Herr Kauch, ich schätze Sie zwar sehr, aber dass ausgerechnet Sie den Bürgerinnen und Bürgern die Mehreinnahmen durch die Mehrwertsteuer als Entlastung zukommen lassen wollen, mögen Sie für sich vielleicht kalkuliert haben; allerdings hier haben Sie die Rechnung vollkommen ohne Ihre Kollegen aus der Regierungskoalition gemacht. Sie werden Ihnen einen Strich durch die Rechnung machen. Fast könnte man meinen, dass Ihnen die Erhöhung der Umlage ganz gelegen kommt. Ich denke einmal daran, dass Sie vielleicht vorhaben, damit die Finanzierung des unseligen Betreuungsgeldes sicherzustellen. Das ist nämlich eine ganz andere Nummer.
(Heiterkeit des Abg. Rolf Hempelmann (SPD) Ingbert Liebing (CDU/CSU): Hä? Das ist ja nun wirklich ganz schwierig!)
Selbst Ihre Parteikollegin, Kanzlerin Merkel, zweifelt daran, ob es richtig ist, dass so viele Unternehmen diese Vergünstigungen erhalten. Gut, dem kann man nichts hinzufügen. Sie können das selber nachlesen, wenn Sie mir nicht glauben. Das hat sie auf dem Deutschen Arbeitgebertag gesagt.
Die Energiewende kostet Geld; das ist richtig. Die Investitionen zahlen sich auf Dauer aber sicherlich aus. Wir wollen bezahlbare Energie, nicht zu verwechseln mit billiger Energie.
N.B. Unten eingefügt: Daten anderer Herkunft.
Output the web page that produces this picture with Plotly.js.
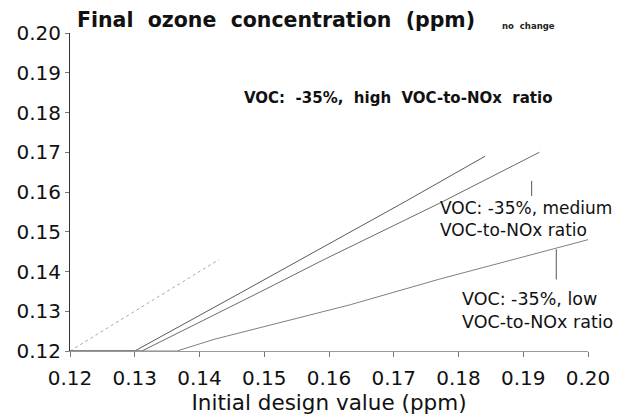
<!DOCTYPE html>
<html>
<head>
<meta charset="utf-8">
<script src="https://cdn.plot.ly/plotly-3.0.1.min.js"></script>
<style>html,body{margin:0;padding:0;background:#fff;}</style>
</head>
<body>
<div id="chart" style="width:622px;height:417px;"></div>
<script>
// Axis ticks
var tickValues = [0.12, 0.13, 0.14, 0.15, 0.16, 0.17, 0.18, 0.19, 0.20];
var tickLabels = ["0.12", "0.13", "0.14", "0.15", "0.16", "0.17", "0.18", "0.19", "0.20"];

// No change (1:1) line, visible part
var noChangeX = [0.12, 0.143];
var noChangeY = [0.12, 0.143];

// VOC -35%, high VOC-to-NOx ratio
var highX = [0.12, 0.13, 0.1463, 0.1552, 0.1636, 0.1720, 0.1841];
var highY = [0.12, 0.12, 0.1346, 0.1426, 0.1502, 0.1578, 0.1690];

// VOC -35%, medium VOC-to-NOx ratio
var mediumX = [0.12, 0.1311, 0.1493, 0.1591, 0.1771, 0.1925];
var mediumY = [0.12, 0.12, 0.1348, 0.1429, 0.1572, 0.1700];

// VOC -35%, low VOC-to-NOx ratio
var lowX = [0.12, 0.1365, 0.1424, 0.1493, 0.1632, 0.1771, 0.200];
var lowY = [0.12, 0.12, 0.1230, 0.1258, 0.1316, 0.1381, 0.1480];

var traces = [
  {x: noChangeX, y: noChangeY, mode: 'lines', line: {color: '#aaaaaa', width: 1, dash: 'dot'}, hoverinfo: 'skip'},
  {x: highX, y: highY, mode: 'lines', line: {color: '#5a5a5a', width: 1}, hoverinfo: 'skip'},
  {x: mediumX, y: mediumY, mode: 'lines', line: {color: '#6a6a6a', width: 1}, hoverinfo: 'skip'},
  {x: lowX, y: lowY, mode: 'lines', line: {color: '#808080', width: 1}, hoverinfo: 'skip'}
];

var F = 'DejaVu Sans, Arial, sans-serif';
var nb = '\u00a0';

var layout = {
  width: 622, height: 417,
  margin: {l: 70, r: 34, t: 33, b: 66, pad: 0},
  paper_bgcolor: '#fff', plot_bgcolor: '#fff',
  showlegend: false,
  xaxis: {
    range: [0.12, 0.20], tickvals: tickValues, ticktext: tickLabels,
    showgrid: false, zeroline: false, showline: true, linecolor: '#999', linewidth: 1,
    ticks: 'outside', ticklen: 5, tickcolor: '#777',
    ticklabelstandoff: 4,
    tickfont: {family: F, size: 20, color: '#111'},
    title: {text: 'Initial design value (ppm)', font: {family: F, size: 21.5, color: '#111'}, standoff: 4}
  },
  yaxis: {
    range: [0.12, 0.20], tickvals: tickValues, ticktext: tickLabels,
    showgrid: false, zeroline: false, showline: true, linecolor: '#333', linewidth: 1,
    ticks: 'outside', ticklen: 4, tickcolor: '#777',
    tickfont: {family: F, size: 20, color: '#111'}
  },
  shapes: [
    {type: 'line', xref: 'x', yref: 'y', x0: 0.1913, x1: 0.1913, y0: 0.1628, y1: 0.1590, line: {color: '#555', width: 1}},
    {type: 'line', xref: 'x', yref: 'y', x0: 0.1951, x1: 0.1951, y0: 0.1456, y1: 0.1380, line: {color: '#555', width: 1}}
  ],
  annotations: [
    {xref: 'paper', yref: 'paper', x: 0.0097, y: 1.041, xanchor: 'left', yanchor: 'middle', showarrow: false,
     text: '<b>Final' + nb + nb + 'ozone' + nb + nb + 'concentration' + nb + nb + '(ppm)</b>', font: {family: F, size: 20.5, color: '#111'}},
    {xref: 'paper', yref: 'paper', x: 0.885, y: 1.022, xanchor: 'center', yanchor: 'middle', showarrow: false,
     text: '<b>no' + nb + nb + 'change</b>', font: {family: F, size: 8.5, color: '#222'}},
    {xref: 'x', yref: 'y', x: 0.1707, y: 0.1837, xanchor: 'center', yanchor: 'middle', showarrow: false,
     text: '<b>VOC:' + nb + nb + '-35%,' + nb + nb + 'high' + nb + nb + 'VOC-to-NOx' + nb + nb + 'ratio</b>', font: {family: F, size: 15, color: '#111'}},
    {xref: 'x', yref: 'y', x: 0.1768, y: 0.1532, xanchor: 'left', yanchor: 'middle', align: 'left', showarrow: false,
     text: 'VOC: -35%, medium<br>VOC-to-NOx ratio', font: {family: F, size: 17, color: '#111'}},
    {xref: 'x', yref: 'y', x: 0.1802, y: 0.1302, xanchor: 'left', yanchor: 'middle', align: 'left', showarrow: false,
     text: 'VOC: -35%, low<br>VOC-to-NOx ratio', font: {family: F, size: 17.5, color: '#111'}}
  ]
};

Plotly.newPlot('chart', traces, layout, {staticPlot: true, displayModeBar: false});
</script>
</body>
</html>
Wir wollen einen Umbau des Energiesystems. Sie haben aber offensichtlich nicht den Mut dazu, die dringend notwendige Änderung des EEG so durchzuführen, dass wir in Deutschland vernünftig damit leben können. Deshalb versuchen Sie mit dieser Aktuellen Stunde, uns als Sündenbock zu benutzen. Ich sage Ihnen: Diese Rechnung wird nicht aufgehen.